I find the whole concept interesting, because nursing looks completely different from one floor to the next. L&D nurses don't do what med-surg nurses do. Rehab nurses don't do what oncology nurses do. Heck, even time in the ICU (often quoted as the ideal place to grow wanna-be-PACU-nurses) doesn't teach you how to move a patient through the PACU, and PACU (considered by some to be critical care or at least acute) has little to do with the flow of the ED or the ICU. If floating is going to be a regular part of the job, shouldn't hospitals invest in cross-training?
My hospital has a float pool, but it feeds the med-surg and geropsych units. Is it time to develop specialty float pools for critical care (ICU/PACU/ED/cath lab) or periop (pre/post/OR) or something? Hmmm...

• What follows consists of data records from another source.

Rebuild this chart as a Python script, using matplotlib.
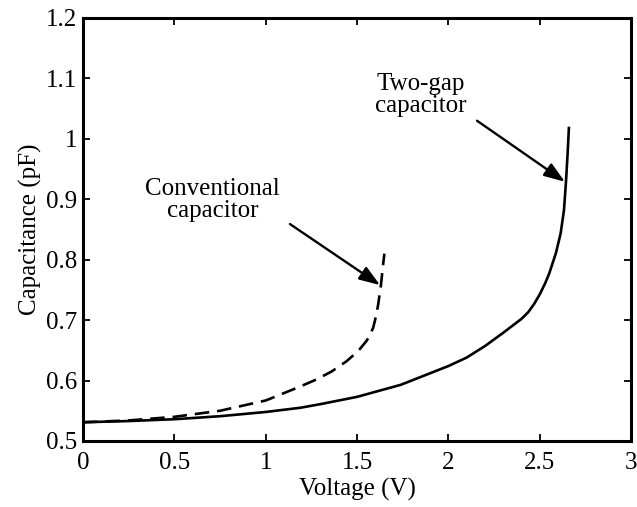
"""
Capacitance vs. voltage for a conventional and a two-gap capacitor.
"""

import matplotlib
matplotlib.use("Agg")
import matplotlib.pyplot as plt

# Two-gap capacitor (solid)
twogap_v = [0.0, 0.25, 0.5, 0.75, 1.0, 1.19, 1.3, 1.5, 1.74, 2.0, 2.1, 2.2,
            2.3, 2.4, 2.437, 2.47, 2.501, 2.53, 2.552, 2.589, 2.615, 2.633,
            2.644, 2.653, 2.66]
twogap_c = [0.531, 0.533, 0.536, 0.541, 0.548, 0.555, 0.561, 0.573, 0.593,
            0.624, 0.638, 0.657, 0.679, 0.702, 0.713, 0.727, 0.743, 0.761,
            0.777, 0.811, 0.844, 0.882, 0.929, 0.976, 1.018]

# Conventional capacitor (dashed)
conv_v = [0.0, 0.25, 0.5, 0.75, 1.0, 1.188, 1.279, 1.361, 1.443, 1.507,
          1.553, 1.575, 1.589, 1.605, 1.616, 1.631, 1.644, 1.650]
conv_c = [0.531, 0.534, 0.540, 0.550, 0.567, 0.590, 0.602, 0.615, 0.632,
          0.649, 0.666, 0.678, 0.688, 0.708, 0.726, 0.758, 0.795, 0.810]

x_ticks = [0, 0.5, 1, 1.5, 2, 2.5, 3]
x_tick_labels = ["0", "0.5", "1", "1.5", "2", "2.5", "3"]
y_ticks = [0.5, 0.6, 0.7, 0.8, 0.9, 1.0, 1.1, 1.2]
y_tick_labels = ["0.5", "0.6", "0.7", "0.8", "0.9", "1", "1.1", "1.2"]

plt.rcParams["font.family"] = ["Liberation Serif", "DejaVu Serif"]
plt.rcParams["font.size"] = 18

fig = plt.figure(figsize=(6.37, 5.07), dpi=100)
ax = fig.add_axes([0.1303, 0.1302, 0.8603, 0.8343])

ax.plot(twogap_v, twogap_c, color="black", linewidth=1.9,
        solid_joinstyle="round")
ax.plot(conv_v, conv_c, color="black", linewidth=1.9, linestyle=(0, (5.5, 3)))

ax.set_xlim(0, 3)
ax.set_ylim(0.5, 1.2)
ax.set_xticks(x_ticks)
ax.set_xticklabels(x_tick_labels)
ax.set_yticks(y_ticks)
ax.set_yticklabels(y_tick_labels)
ax.tick_params(direction="in", top=True, right=True, length=5, width=1.3,
               labelsize=18)
ax.tick_params(axis="x", pad=8)
ax.tick_params(axis="y", pad=4)
for side in ax.spines.values():
    side.set_linewidth(2.2)

ax.set_xlabel("Voltage (V)", fontsize=18, labelpad=3)
ax.set_ylabel("Capacitance (pF)", fontsize=18, labelpad=3)

# annotations
arrow = dict(arrowstyle="-|>,head_length=0.7,head_width=0.25",
             color="black", linewidth=1.7, shrinkA=0, shrinkB=0)
ax.annotate("", xy=(1.626, 0.758), xytext=(1.133, 0.859), arrowprops=arrow)
ax.annotate("", xy=(2.638, 0.929), xytext=(2.157, 1.030), arrowprops=arrow)
ax.text(0.71, 0.899, "Conventional\ncapacitor", ha="center", va="center",
        fontsize=18, linespacing=1.0)
ax.text(1.85, 1.0726, "Two-gap\ncapacitor", ha="center", va="center",
        fontsize=18, linespacing=1.0)

plt.savefig("out.png", dpi=100)
plt.close()
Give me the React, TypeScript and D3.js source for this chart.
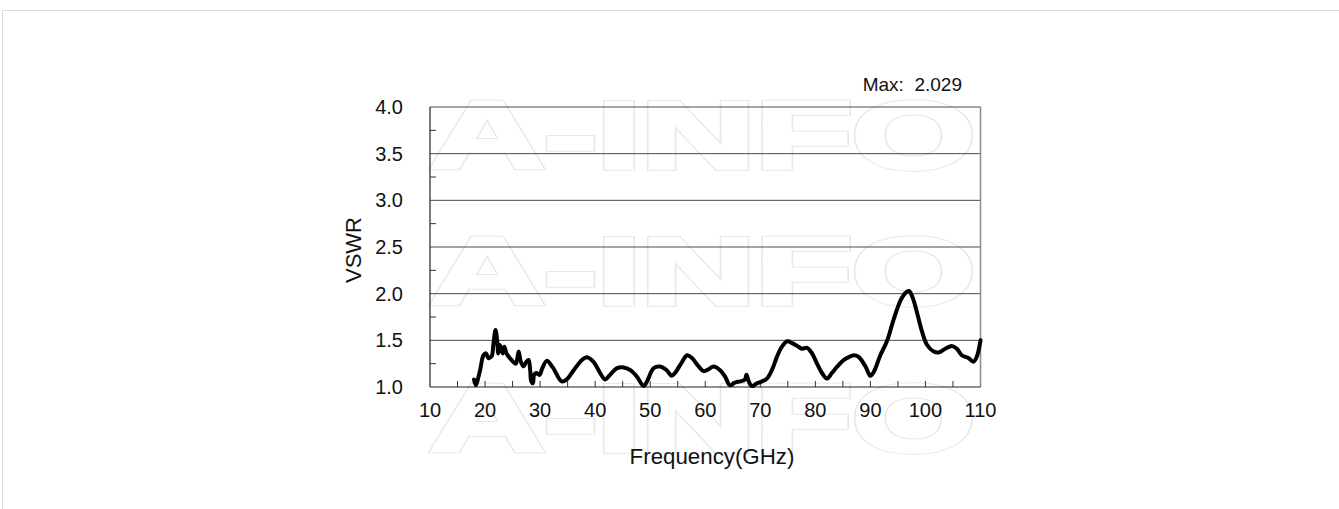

- 0Aug 25, '12 by canadian_nurslingI'm still a student, but I managed to find a job as a nursing attendant a few months ago. Oddly they only hire students as floats - something I think is dangerous. Granted its not the same level of care I'd provide as an rn, it's still throwing green experience in a new area every day. I think the worst part is I am not to have access to any patient information aside from what's on the census. A huge part of my job is sitting constant with a patient all shift but not being allowed to access information that can impact their care makes me queezy - I've been turning down shifts because of this coupled with th fact that I'm always on a different unit. If places are going to insist on floating, there should only be a small number of units each person is able to go to...say 3 or 4 max, and all should be similar types of patients. All I can think is "UNSAFE" when it comes to floating all over in areas you're not familiar with.